What is needed —
Print the complete set of entries exactly.

Task inputs —
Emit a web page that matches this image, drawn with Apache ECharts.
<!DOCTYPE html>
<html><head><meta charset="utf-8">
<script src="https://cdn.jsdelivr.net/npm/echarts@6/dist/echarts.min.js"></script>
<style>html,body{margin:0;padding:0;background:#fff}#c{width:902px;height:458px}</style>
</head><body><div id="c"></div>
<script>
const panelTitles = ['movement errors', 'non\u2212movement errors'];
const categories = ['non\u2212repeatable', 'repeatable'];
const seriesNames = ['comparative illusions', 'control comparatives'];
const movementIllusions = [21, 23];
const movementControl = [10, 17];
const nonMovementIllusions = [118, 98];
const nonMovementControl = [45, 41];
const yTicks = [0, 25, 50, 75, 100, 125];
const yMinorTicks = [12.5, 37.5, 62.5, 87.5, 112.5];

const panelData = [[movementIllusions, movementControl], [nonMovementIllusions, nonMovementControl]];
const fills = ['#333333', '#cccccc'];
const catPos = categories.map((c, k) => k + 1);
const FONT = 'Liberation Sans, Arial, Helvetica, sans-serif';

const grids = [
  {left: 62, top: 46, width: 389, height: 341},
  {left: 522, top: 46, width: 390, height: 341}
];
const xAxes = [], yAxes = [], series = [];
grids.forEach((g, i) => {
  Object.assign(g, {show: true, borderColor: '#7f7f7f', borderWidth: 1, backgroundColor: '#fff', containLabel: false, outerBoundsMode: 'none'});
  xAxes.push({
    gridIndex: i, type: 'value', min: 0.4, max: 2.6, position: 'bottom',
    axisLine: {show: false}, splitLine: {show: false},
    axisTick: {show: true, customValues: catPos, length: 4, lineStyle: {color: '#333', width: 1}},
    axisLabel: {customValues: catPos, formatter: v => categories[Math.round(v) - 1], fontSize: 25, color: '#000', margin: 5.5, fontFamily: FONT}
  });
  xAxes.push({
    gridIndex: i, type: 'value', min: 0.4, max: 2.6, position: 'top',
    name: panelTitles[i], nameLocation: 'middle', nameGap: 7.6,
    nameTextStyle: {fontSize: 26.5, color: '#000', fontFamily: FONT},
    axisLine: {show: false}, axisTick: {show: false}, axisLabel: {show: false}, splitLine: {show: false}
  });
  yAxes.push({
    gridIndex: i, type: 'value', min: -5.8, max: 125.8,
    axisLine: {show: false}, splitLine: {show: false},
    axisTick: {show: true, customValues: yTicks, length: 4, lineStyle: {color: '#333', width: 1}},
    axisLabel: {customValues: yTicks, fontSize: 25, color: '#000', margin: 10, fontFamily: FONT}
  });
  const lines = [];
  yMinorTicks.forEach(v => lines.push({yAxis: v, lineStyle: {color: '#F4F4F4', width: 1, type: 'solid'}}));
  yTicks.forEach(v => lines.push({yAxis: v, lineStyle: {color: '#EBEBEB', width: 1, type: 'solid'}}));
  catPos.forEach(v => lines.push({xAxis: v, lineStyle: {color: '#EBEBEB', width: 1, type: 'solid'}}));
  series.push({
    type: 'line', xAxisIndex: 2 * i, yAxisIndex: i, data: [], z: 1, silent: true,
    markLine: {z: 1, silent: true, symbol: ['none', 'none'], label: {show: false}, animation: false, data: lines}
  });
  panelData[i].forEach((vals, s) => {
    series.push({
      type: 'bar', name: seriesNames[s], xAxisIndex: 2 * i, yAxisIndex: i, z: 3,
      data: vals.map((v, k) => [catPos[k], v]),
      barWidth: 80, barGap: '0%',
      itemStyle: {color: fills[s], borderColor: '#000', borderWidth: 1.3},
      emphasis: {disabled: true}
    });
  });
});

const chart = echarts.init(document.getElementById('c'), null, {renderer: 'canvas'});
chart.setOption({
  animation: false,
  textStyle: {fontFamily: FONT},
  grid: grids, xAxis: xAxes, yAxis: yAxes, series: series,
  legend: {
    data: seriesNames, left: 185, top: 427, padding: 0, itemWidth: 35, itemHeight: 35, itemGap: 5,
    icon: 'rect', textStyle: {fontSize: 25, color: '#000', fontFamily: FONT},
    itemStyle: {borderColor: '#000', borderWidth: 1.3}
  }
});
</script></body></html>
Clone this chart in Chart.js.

Response to this task —
Emit a web page that matches this image, drawn with Apache ECharts.
<!DOCTYPE html>
<html><head><meta charset="utf-8">
<script src="https://cdn.jsdelivr.net/npm/echarts@6/dist/echarts.min.js"></script>
<style>html,body{margin:0;padding:0;background:#fff}#c{width:902px;height:458px}</style>
</head><body><div id="c"></div>
<script>
const panelTitles = ['movement errors', 'non\u2212movement errors'];
const categories = ['non\u2212repeatable', 'repeatable'];
const seriesNames = ['comparative illusions', 'control comparatives'];
const movementIllusions = [21, 23];
const movementControl = [10, 17];
const nonMovementIllusions = [118, 98];
const nonMovementControl = [45, 41];
const yTicks = [0, 25, 50, 75, 100, 125];
const yMinorTicks = [12.5, 37.5, 62.5, 87.5, 112.5];

const panelData = [[movementIllusions, movementControl], [nonMovementIllusions, nonMovementControl]];
const fills = ['#333333', '#cccccc'];
const catPos = categories.map((c, k) => k + 1);
const FONT = 'Liberation Sans, Arial, Helvetica, sans-serif';

const grids = [
  {left: 62, top: 46, width: 389, height: 341},
  {left: 522, top: 46, width: 390, height: 341}
];
const xAxes = [], yAxes = [], series = [];
grids.forEach((g, i) => {
  Object.assign(g, {show: true, borderColor: '#7f7f7f', borderWidth: 1, backgroundColor: '#fff', containLabel: false, outerBoundsMode: 'none'});
  xAxes.push({
    gridIndex: i, type: 'value', min: 0.4, max: 2.6, position: 'bottom',
    axisLine: {show: false}, splitLine: {show: false},
    axisTick: {show: true, customValues: catPos, length: 4, lineStyle: {color: '#333', width: 1}},
    axisLabel: {customValues: catPos, formatter: v => categories[Math.round(v) - 1], fontSize: 25, color: '#000', margin: 5.5, fontFamily: FONT}
  });
  xAxes.push({
    gridIndex: i, type: 'value', min: 0.4, max: 2.6, position: 'top',
    name: panelTitles[i], nameLocation: 'middle', nameGap: 7.6,
    nameTextStyle: {fontSize: 26.5, color: '#000', fontFamily: FONT},
    axisLine: {show: false}, axisTick: {show: false}, axisLabel: {show: false}, splitLine: {show: false}
  });
  yAxes.push({
    gridIndex: i, type: 'value', min: -5.8, max: 125.8,
    axisLine: {show: false}, splitLine: {show: false},
    axisTick: {show: true, customValues: yTicks, length: 4, lineStyle: {color: '#333', width: 1}},
    axisLabel: {customValues: yTicks, fontSize: 25, color: '#000', margin: 10, fontFamily: FONT}
  });
  const lines = [];
  yMinorTicks.forEach(v => lines.push({yAxis: v, lineStyle: {color: '#F4F4F4', width: 1, type: 'solid'}}));
  yTicks.forEach(v => lines.push({yAxis: v, lineStyle: {color: '#EBEBEB', width: 1, type: 'solid'}}));
  catPos.forEach(v => lines.push({xAxis: v, lineStyle: {color: '#EBEBEB', width: 1, type: 'solid'}}));
  series.push({
    type: 'line', xAxisIndex: 2 * i, yAxisIndex: i, data: [], z: 1, silent: true,
    markLine: {z: 1, silent: true, symbol: ['none', 'none'], label: {show: false}, animation: false, data: lines}
  });
  panelData[i].forEach((vals, s) => {
    series.push({
      type: 'bar', name: seriesNames[s], xAxisIndex: 2 * i, yAxisIndex: i, z: 3,
      data: vals.map((v, k) => [catPos[k], v]),
      barWidth: 80, barGap: '0%',
      itemStyle: {color: fills[s], borderColor: '#000', borderWidth: 1.3},
      emphasis: {disabled: true}
    });
  });
});

const chart = echarts.init(document.getElementById('c'), null, {renderer: 'canvas'});
chart.setOption({
  animation: false,
  textStyle: {fontFamily: FONT},
  grid: grids, xAxis: xAxes, yAxis: yAxes, series: series,
  legend: {
    data: seriesNames, left: 185, top: 427, padding: 0, itemWidth: 35, itemHeight: 35, itemGap: 5,
    icon: 'rect', textStyle: {fontSize: 25, color: '#000', fontFamily: FONT},
    itemStyle: {borderColor: '#000', borderWidth: 1.3}
  }
});
</script></body></html>
Clone this chart in Chart.js.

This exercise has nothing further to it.